Los amores difíciles (Lucina Gil, 2011)| Por Diego Salgado
Si quise colaborar en este dossier sobre el I Festival Online de Cine Español al Margen, no es por pensar que fuese a constituir realmente “una ventana para dar a conocer y promocionar la parte más inquieta, ignota, precaria y atractiva de la creación audiovisual española actual”, como afirman en un manifiesto los organizadores del certamen. El visionado íntegro de siete de las diez películas programadas me dejó claro por enésima vez que los impedimentos para abrirse paso en determinado entorno no implican de por sí que un producto ostente inquietudes o atractivos superiores a los de otro más popular. Una película puede haber quedado al margen por ser estéril. No solo a nivel comercial, también artístico. Por mucho que etiquetas como ignoto y precario sirvan hoy por hoy al objetivo interesado de procurarle atenciones críticas.
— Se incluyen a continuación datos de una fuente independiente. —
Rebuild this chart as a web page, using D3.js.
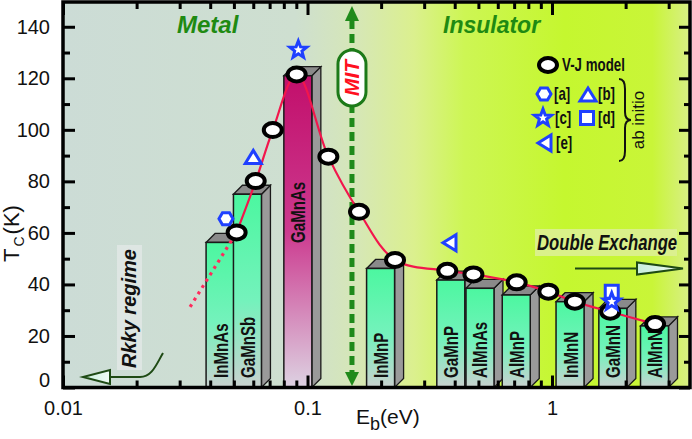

Tampoco es verdaderamente significativo que la cinta que pedí reseñar estuviese producida en parte gracias al crowdfunding, o que haya ganado premios como el Caracola de la XLIII Muestra Alcances o el concedido por la Asociación de Escritores Cinematográficos de Andalucía al mejor documental. Si elegí Los amores difíciles es solo porque su realizadora, Lucina Gil, nació dos semanas después de que lo hiciera yo. Y eso me hizo pensar que podrían atañerme las cuestiones esbozadas en el título.
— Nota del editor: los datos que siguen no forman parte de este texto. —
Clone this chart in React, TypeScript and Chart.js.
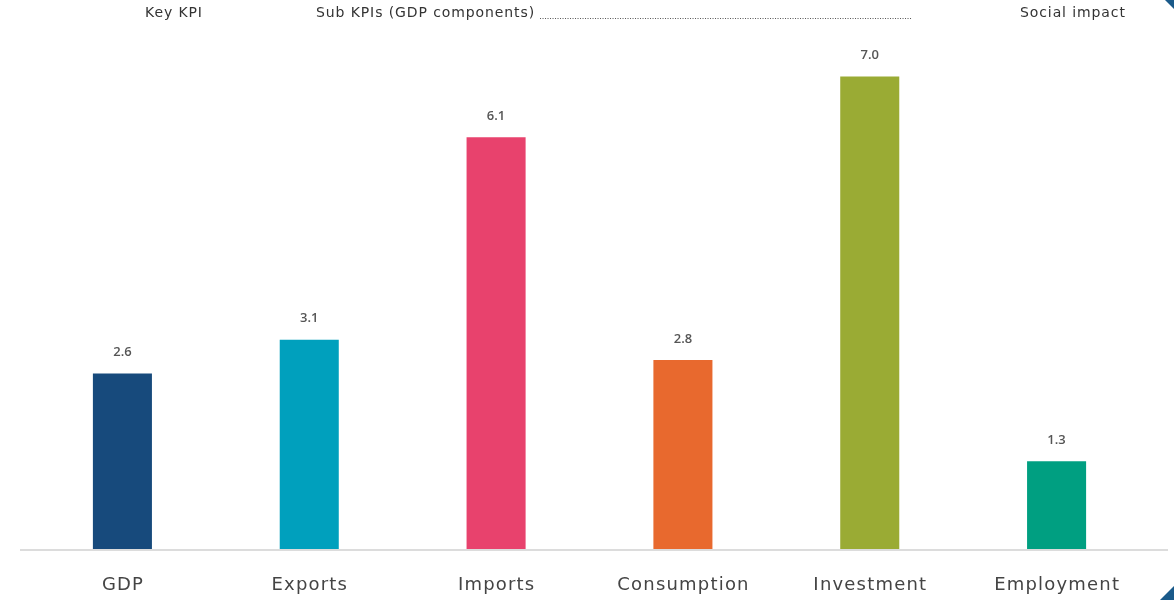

No ha sido así. En contra de lo que manifiesta Gil en este presunto documental articulado por la filmación durante un verano de varios romances y de los testimonios de los implicados en ellos, uno cree que las inclemencias amorosas no tienen nada que ver con las diferencias de edad o nacionalidad, con la desmemoria o la incapacidad para olvidar. El amor, no importa si con el vecino o un bantú, es difícil a partir de cierto momento porque nos empuja a creer en algo que ya hemos aprendido a identificar con la procreación y la soledad, con una trampa genética, con un tumor insistente que anula al individuo en beneficio del continuo animal de la especie.
Ese “factor demoníaco”, como lo ha definido Michel Houellebecq, ese “monstruo que habita las relaciones sentimentales” y que no es otra cosa que la Naturaleza, es el que Lucina Gil deja pasearse por las imágenes de su película con una complacencia equiparable a la de cualquier comedia romántica protagonizada por Katherine Heigl o Jennifer Aniston. Gil y sus personajes -pues todos los sujetos filmados son títeres de su concepción del amor- se acogen al célebre poema de Machado sobre “la espina de la pasión” para concluir que el amor siempre vale la pena; que todo puede supeditarse a tal sentimiento; que el egoísmo y el autismo delatados por los entrevistados, capaces de ignorar por completo la realidad del objeto amoroso, se halle este a diez centímetros o al otro lado de un monitor, tienen hasta mérito si responden al sacrosanto propósito de “vivir un amor”, de participar en la economía de mercado sentimental.
¿Cambia por tanto las cosas que no nos hallemos ante una lujosa producción hollywoodense sino ante imágenes en Mini DV feas y vulgares? Esas alumnas de preescolar que piden a su profesora “que se case, que se case”, evidenciando una alienación colectiva inquietantemente temprana; esos adolescentes de acentos tan herméticos y pobreza expresiva tal que requerirían de subtítulos para entender sus cuitas románticas; esos adultos a los que resulta difícil escuchar una sola frase que no sea un lugar común lingüístico y, por tanto, mental; esas cincuentonas teñidas de sucio y llamadas Chari o Mari Chuli, que dictaminan chasqueando la lengua merecerse “una historia de amor bonita”, ante lo que la directora -¿una de sus asistentes?- no puede evitar entrar en plano y sollozar “Deja que te abrace, tengo que abrazarte”…
“La renuncia es la única variedad de acción no envilecedora”. Para ningún ámbito tan cierto el aforismo de Cioran como para el del corazón. Y lo que se ve en Los amores difíciles vuelve a confirmarlo.